On Wednesday, Florida’s Fourth District Court of Appeal issued an opinion concerning the prerequisites for bringing bad faith claims in Florida.  In an en banc ruling, the Court held in Cammarata v. State Farm Florida Ins. Co., 2014 WL 4327948 (Fla.Dist.Ct.App., Sept. 3, 2014) that once coverage liability and the extent of damages under an insurance policy have been determined, a bad faith action has accrued even if there has yet to be any finding of breach of contract liability.

The case arose from a claim dispute between Joseph and Judy Cammarata and their property insurer regarding coverage for repairs for Hurricane Wilma damages their home.  After the claim was initially denied, the parties agreed to proceed with an appraisal of the loss pursuant to the contractual appraisal process provided for in the policy.  After the parties’ appraisers came up with different damage estimates, the insurer agreed to an estimate reached by the court-appointed neutral umpire, and it paid that amount less the deductible.  The policyholders then sued the insurer for bad faith failure to settle the claim.

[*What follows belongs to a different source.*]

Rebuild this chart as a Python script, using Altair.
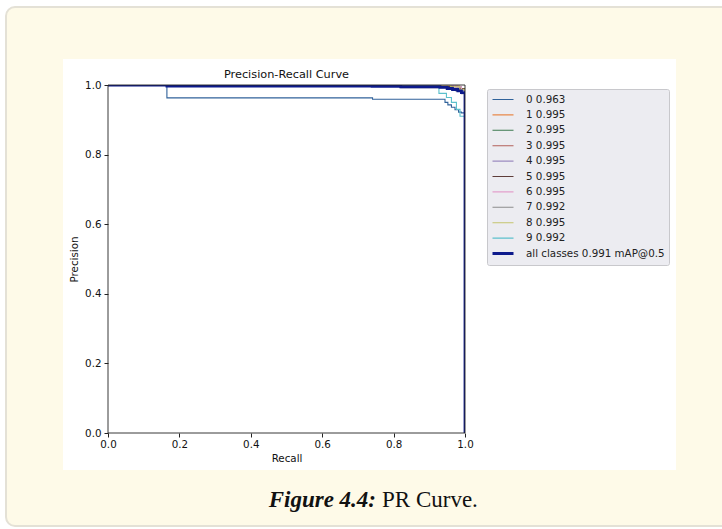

The insurer won summary judgment in trial court based on the Fourth District’s 2012 ruling in Lime Bay Condominium Inc. v. State Farm Florida Ins. Co., 94 So.3d 698 (Fla.Dist.Ct.App. 2012), which held that a bad faith action was not ripe until an insured had proven that the insurer breached the contract.  In its recent decision, however, the Fourth District reversed the summary judgment and reinstated the bad faith action, finding that an appraisal award was tantamount to the “favorable resolution” necessary to proceed with a bad faith action per Florida Supreme Court precedent.  The decision required the Fourth District Court of Appeal to recede from its earlier Lime Bay ruling.

In a specially concurring opinion, Judge Jonathan Gerber expressed concern that the ruling would permit insureds to file bad faith claims any time that there is a disputed claim and an insurer ultimately pays more than it initially offered.  He suggested that this “slippery slope” would have to be resolved by the Florida Legislature.